PRAGATI CONCRETE UDYOG Vs. COMMISSIONER OF CENTRAL EXCISE
LAWS(CE)-2005-2-265
CUSTOMS EXCISE AND GOLD(CONTROL) APPELLATE TRIBUNAL
Decided on February 09,2005

Pragati Concrete Udyog Appellant
VERSUS
COMMISSIONER OF CENTRAL EXCISE Respondents




JUDGEMENT

C.N.B. Nair, Member (T) - (1.)THE impugned Order has been passed pursuant to the Order of remand of the Tribunal [Final Order Nos. 154 -155/2001 -D, dated 11 -7 -2001 in appeal Nos. E/2850/91 -D and E/994/2001 -D. The issue in dispute was the claim of the appellant for small scale exemption in respect of goods cleared during the period 21 -3 -90 to July 1991. Although the dispute raised in the show cause notices was that the assessee had not produced permanent Small Scale Industries registration certificate issued by the Directorate of Industries, Delhi (which certificate is a requirement under Notification No. 175/86 for the purposes of small scale exemption), this Tribunal noted that the requirement for the said certificate would not arise in a case "where a manufacturer has been availing of the exemption under this notification during the preceding financial year" and therefore remanded the case with the following direction : -
"We, therefore, allow both the appeals and remand the matter to the jurisdictional Adjudicating Authority with the direction to determine whether the appellants have availed of the benefit of exemption under Notification No. 175/86 and then proceed to decide whether the benefit of Notification will be available to them during the impugned period. The appeals are, thus, allowed by way of remand".

These appeals have been filed because the lower authorities confirmed the duty demand in the remand proceedings also.

(2.)THE submission of the appellant is that the impugned Order has been passed contrary to the facts of the case relating to availing of exemption by the appellant during the preceding financial year. It is being pointed out that the appellant had started its production in October 1988 and had been availing of small scale exemption from the beginning and it had obtained Central Excise license. The fact of its availing of exemption remains settled by adjudication Order No. 73/1990 dated 28th March 1990 of the jurisdictional Assistant Collector. It is being pointed out that, though under that Order a penalty of Rs. 1,000/ - was imposed on the appellant, no duty demand was made in regard to the clearances made without payment of duty. During the hearing it has been submitted that these facts were pointed out to the lower authorities also and those authorities have also accepted these facts. The submission of the learned Counsel is that since the appellant had been availing of the exemption during the preceding financial year, it was not open, in the present proceedings, to go into the correctness or otherwise of the exemption already availed of during a period prior to the period of the notices under consideration.
As against the above contention on behalf of the appellant learned SDR has submitted that the lower authorities were right in denying the exemption inasmuch as the appellant had not obtained any Central Excise license before availing of the exemption and it is settled law that in the absence of Central Excise license exemption is not available. Learned SDR has relied on the judgment of the Apex Court in the case Eagle Flask Industries Ltd. v. C.C.E., Pune [2004 (171) E.L.T. 296 (S.C.) = 2004 (96) ECC 118 (SC)] in support of this contention.

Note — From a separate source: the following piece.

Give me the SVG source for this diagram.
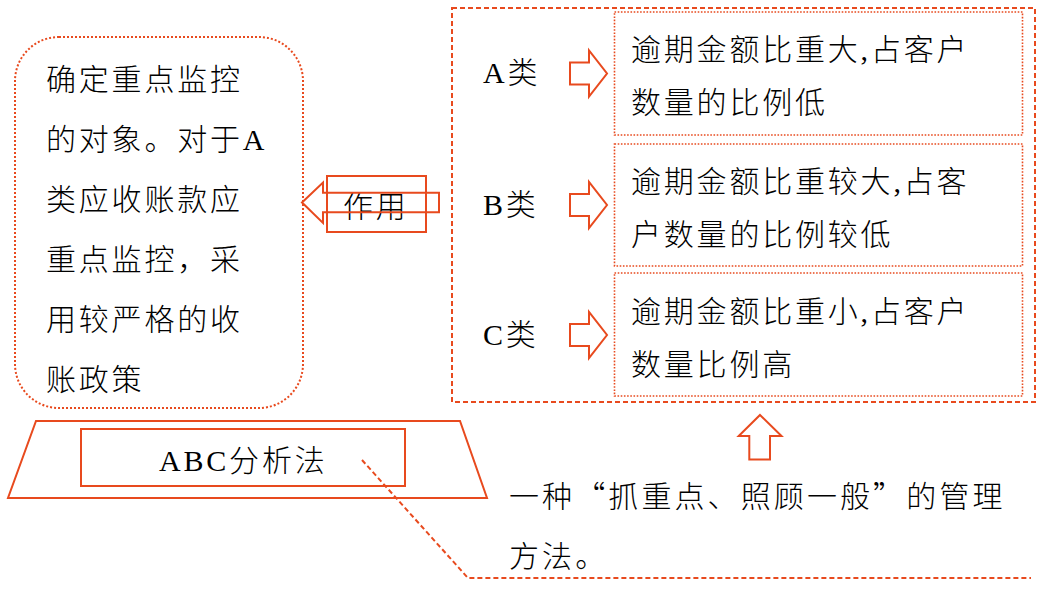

(3.)AS already noted, the scope of the remand Order was "to determine whether the appellants have availed of the benefit of exemption under Notification No. 175/86 and then proceed to decide whether the benefit of Notification will be available to them during the impugned period". On the question of availing of the exemption, the appellant assessee's contention was that it had been availing of the exemption and the exemption so availed had not been disturbed even under the Order of adjudication dated 28th May 1990 when a penalty of Rs. 1000/ - was imposed on the appellant without making any duty demand. This position remains noted by the lower authorities also. The impugned Order has noted as under on this issue.
"I have gone through the facts of the case, grounds of appeal, final Order of the Hon'ble CEGAT and order -in -original of the jurisdictional adjudicating authority appealed against. The only question to be determined in this office in accordance with the directions of the Hon'ble Tribunal is whether the party had availed the benefit of Notification No. 175/86 during the year 1988 -89. The party has claimed availment of exemption under the said notification during the relevant period on the grounds that in the Order dated 28th May 1990 it was specifically held that they were eligible for exemption during the period 1988 -89 and 1989 -90 and this Order was never challenged by the department. Further, in support of their case the appellants relied upon various judgements which deals with the issue of provisional registration certificate, non following of the procedure in a case where eligibility is established. They also contended that there is no justification in demanding interest for the period prior to July, 2002."

All the same, the exemption has been denied on the ground that "the party would have been considered having availed small scale exemptions only if they had obtained Central Excise license which they did not."